Their children’s financial futures and rising costs appear to be among the biggest worries financial advisers are hearing from their clients.
While some clients are seeing their retirement plans hindered due to inflationary pressures, other retirees who are better insulated from cost of living rises are still worried about the impact it is having on their next of kin.
“One concern a lot of clients are having is how to support their children in the best way,” Saikal-Skea Independent Financial Advice certified financial planner Andrew Saikal-Skea tells Professional Planner.
“There is a growing realisation that even though their children may have good incomes, home ownership is becoming increasingly difficult without parental support.”
Andrew Saikal-Skea says the firm’s clients often want to assist with contributing to their children’s house deposits or providing interest-free loans to help with interest rate pressure.
“However, they are often conflicted as they don’t want to help too much and also need to balance it against being able to meet their own financial needs,” he says.
Arch Capital director Nigel Baker agrees. “Retirees generally have a good asset base, but they worry about their children being able to afford a decent lifestyle and the ability to buy a home in the future,” he says.
Furthermore, these clients are often anxious about how far the proceeds from downsizing from the family home can help.
“A lot of wealth is locked up in housing so they are concerned about how they can utilise this wealth,” Baker says.
Cost of living pressures
Baker says anxieties have grown recently as the current cost of living crisis gets worse.
“Everyone is seeing these costs affect their lifestyles and the potential longevity of their capital,” he says.
Paul Peng Yang, a planner at PY Yang and a teacher of the Masters of Financial Planner course at Victoria University, has also found clients expressing increasing concerns about rising living expenses, particularly among the middle class.
These findings are in line with research released by Challenger last month in collaboration with YouGov. It found that the rising cost of living and affordability were growing concerns. Indeed, two in three Australians over 60 said these were affecting their confidence about whether they would have enough money for retirement.
“Clients are adjusting to the rising cost of living by spending less and adopting tighter budgets,” Yang says.
“When it comes to investment returns, their level of concern varies depending on their age and financial goals. They often prioritise managing cash flow pressures over investment returns.”
Meanwhile, Saikal-Skea says he hasn’t picked up any concerns about future returns and the impact on purchasing power.
“Most clients are aware that we have had strong returns recently and that negative times will come at some point,” he says.

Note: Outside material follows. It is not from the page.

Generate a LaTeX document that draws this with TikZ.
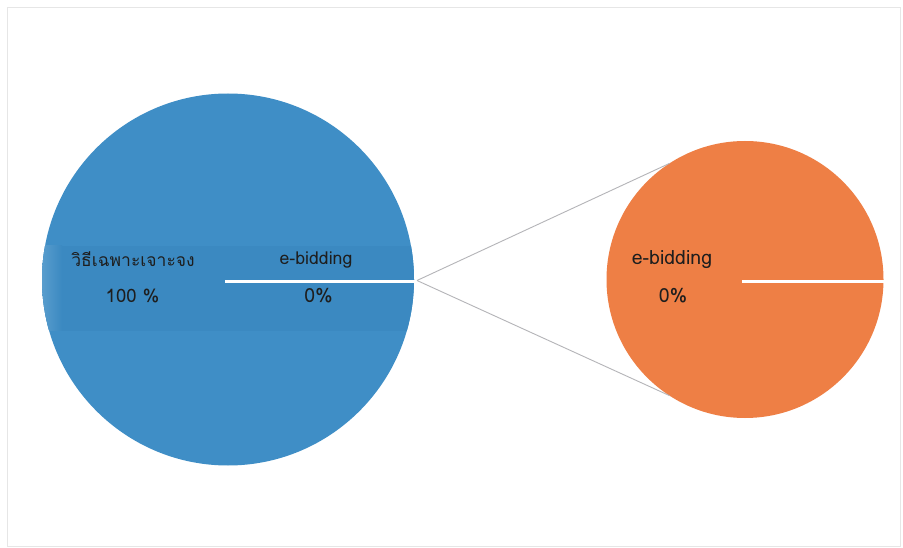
\documentclass[tikz,border=0pt]{standalone}
\usepackage{fontspec}
\newfontfamily\thaifont[Script=Thai]{Loma}
\definecolor{pieblue}{HTML}{3F8EC6}
\definecolor{bandblue}{HTML}{3B89C1}
\definecolor{pieorange}{HTML}{EE7F45}
\definecolor{linkgray}{HTML}{B4B4B8}
\definecolor{framegray}{HTML}{E6E6E6}
\definecolor{labelcol}{HTML}{1E1E1E}
\tikzset{
  pie/.style={circle, inner sep=0pt, outer sep=0pt, draw=none},
  lab/.style={text=labelcol, inner sep=0pt, anchor=center},
  thailab/.style={lab, font=\thaifont\fontsize{17.5}{20}\selectfont},
  wordlab/.style={lab, font=\thaifont\fontsize{#1}{22}\selectfont},
  numlab/.style={lab, font=\thaifont\fontsize{#1}{22}\selectfont},
  sep/.style={draw=white, line width=3pt},
  link/.style={draw=linkgray, line width=0.9pt}
}
\begin{document}
\begin{tikzpicture}[x=1pt,y=-1pt]
\useasboundingbox (0,0) rectangle (903,548);
\fill[white] (0,0) rectangle (903,548);
\draw[framegray, line width=0.6pt] (7,7) rectangle (900,546);
\node[pie, fill=pieblue, minimum size=372pt] (pieA) at (228,279.5) {};
\begin{scope}
  \clip (228,279.5) circle (186);
  \fill[bandblue] (30,246) rectangle (420,331);
  \shade[left color=white!15!pieblue, right color=bandblue] (40,246) rectangle (62,331);
\end{scope}
\node[pie, fill=pieorange, minimum size=277pt] (pieB) at (745,279.5) {};
\coordinate (apex) at ([xshift=3pt,yshift=-1pt]pieA.east);
\draw[sep] ([xshift=-3pt,yshift=-2pt]pieA.center) -- ([yshift=-2pt]pieA.east);
\draw[sep] ([xshift=-3pt,yshift=-2pt]pieB.center) -- ([yshift=-2pt]pieB.east);
\draw[link] (apex) -- (pieB.123);
\draw[link] (apex) -- (pieB.237);
\node[thailab] (l1) at (133,259.5) {วิธีเฉพาะเจาะจง};
\node[numlab=18.5] (p1) at (132.5,296) {100 \%};
\node[wordlab=17.7] (l2) at (316,260) {e-bidding};
\node[numlab=19.5] (p2) at (318.5,296) {0\%};
\node[wordlab=19.5] (l3) at (672,260) {e-bidding};
\node[numlab=19.5] (p3) at (673,296) {0\%};
\end{tikzpicture}
\end{document}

“However, this has not translated into fear as such. We work on CPI-plus projections, which broadly allow for the cost-of-living increases.”

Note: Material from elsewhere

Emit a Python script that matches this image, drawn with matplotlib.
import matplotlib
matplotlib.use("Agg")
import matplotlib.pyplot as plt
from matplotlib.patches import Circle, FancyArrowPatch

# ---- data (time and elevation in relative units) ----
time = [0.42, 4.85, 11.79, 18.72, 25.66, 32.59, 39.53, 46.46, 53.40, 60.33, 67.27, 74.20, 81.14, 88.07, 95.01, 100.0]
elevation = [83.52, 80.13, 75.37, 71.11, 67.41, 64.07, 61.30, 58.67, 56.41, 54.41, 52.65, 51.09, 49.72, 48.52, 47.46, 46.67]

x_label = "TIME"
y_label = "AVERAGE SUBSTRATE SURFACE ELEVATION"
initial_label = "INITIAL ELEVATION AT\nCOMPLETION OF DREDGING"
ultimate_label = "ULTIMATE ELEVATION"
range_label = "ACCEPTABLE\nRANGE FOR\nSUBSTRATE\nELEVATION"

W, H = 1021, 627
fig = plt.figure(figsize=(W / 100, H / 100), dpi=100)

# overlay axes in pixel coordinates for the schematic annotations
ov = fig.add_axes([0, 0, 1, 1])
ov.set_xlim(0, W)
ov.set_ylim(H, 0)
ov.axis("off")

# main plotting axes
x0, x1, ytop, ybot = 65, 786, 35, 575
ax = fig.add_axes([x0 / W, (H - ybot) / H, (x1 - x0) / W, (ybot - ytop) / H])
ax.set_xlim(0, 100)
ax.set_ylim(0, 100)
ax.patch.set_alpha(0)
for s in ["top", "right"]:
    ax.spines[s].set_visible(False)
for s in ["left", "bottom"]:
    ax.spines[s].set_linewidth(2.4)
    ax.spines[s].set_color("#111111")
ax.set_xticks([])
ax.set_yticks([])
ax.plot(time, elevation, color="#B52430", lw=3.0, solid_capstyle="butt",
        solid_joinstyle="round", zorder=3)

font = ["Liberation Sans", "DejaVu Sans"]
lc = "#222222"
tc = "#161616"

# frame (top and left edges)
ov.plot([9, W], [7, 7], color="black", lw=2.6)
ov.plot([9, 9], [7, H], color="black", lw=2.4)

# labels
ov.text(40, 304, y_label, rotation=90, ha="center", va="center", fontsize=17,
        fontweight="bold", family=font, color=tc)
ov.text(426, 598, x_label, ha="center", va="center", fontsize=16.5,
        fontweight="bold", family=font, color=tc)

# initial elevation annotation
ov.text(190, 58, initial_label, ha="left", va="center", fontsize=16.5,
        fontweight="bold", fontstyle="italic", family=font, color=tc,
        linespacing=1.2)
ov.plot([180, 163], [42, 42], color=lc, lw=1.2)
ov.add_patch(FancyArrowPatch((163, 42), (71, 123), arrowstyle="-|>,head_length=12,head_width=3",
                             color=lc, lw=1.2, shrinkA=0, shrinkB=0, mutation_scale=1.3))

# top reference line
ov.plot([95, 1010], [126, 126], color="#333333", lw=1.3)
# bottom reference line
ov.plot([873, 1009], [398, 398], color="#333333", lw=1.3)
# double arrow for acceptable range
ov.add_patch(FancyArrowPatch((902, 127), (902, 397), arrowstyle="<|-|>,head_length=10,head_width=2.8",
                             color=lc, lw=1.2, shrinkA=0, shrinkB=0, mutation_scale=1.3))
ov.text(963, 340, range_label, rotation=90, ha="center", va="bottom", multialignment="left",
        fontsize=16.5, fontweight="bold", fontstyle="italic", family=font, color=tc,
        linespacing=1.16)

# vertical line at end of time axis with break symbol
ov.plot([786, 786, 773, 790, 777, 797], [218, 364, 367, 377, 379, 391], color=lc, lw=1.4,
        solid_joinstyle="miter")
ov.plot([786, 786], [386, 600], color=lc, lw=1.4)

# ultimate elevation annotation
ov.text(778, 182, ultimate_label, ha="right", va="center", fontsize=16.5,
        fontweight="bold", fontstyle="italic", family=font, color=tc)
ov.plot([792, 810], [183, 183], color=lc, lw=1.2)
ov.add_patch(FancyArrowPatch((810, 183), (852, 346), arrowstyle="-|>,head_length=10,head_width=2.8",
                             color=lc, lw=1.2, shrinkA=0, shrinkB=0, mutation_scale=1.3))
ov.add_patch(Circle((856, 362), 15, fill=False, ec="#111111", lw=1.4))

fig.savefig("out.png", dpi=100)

How advisers are easing anxieties
To help mitigate client anxieties, Baker says his firm relies on visual capital projection software to illustrate the impact on capital and drawdowns to try and give clients peace of mind
“We also engage the next generation as much as possible,” Baker says.
Yang says his tactics include refocusing clients goals and prioritising what matters most to them.
“By delving deeply into their spending habits and directing resources towards their key goals, we can help alleviate their concerns,” Yang says.
Saikal-Skea eases clients’ anxieties by reminding them that they are investing for long-term outcomes rather than short-term speculation.
“We ensure that we have sufficient cash and other defensive assets to weather a storm and remind clients that we are prepared for when a period of poor market performance comes,” Saikal-Skea says.
“Furthermore, we revisit financial modelling to check how we tracking, which is usually re-assuring.”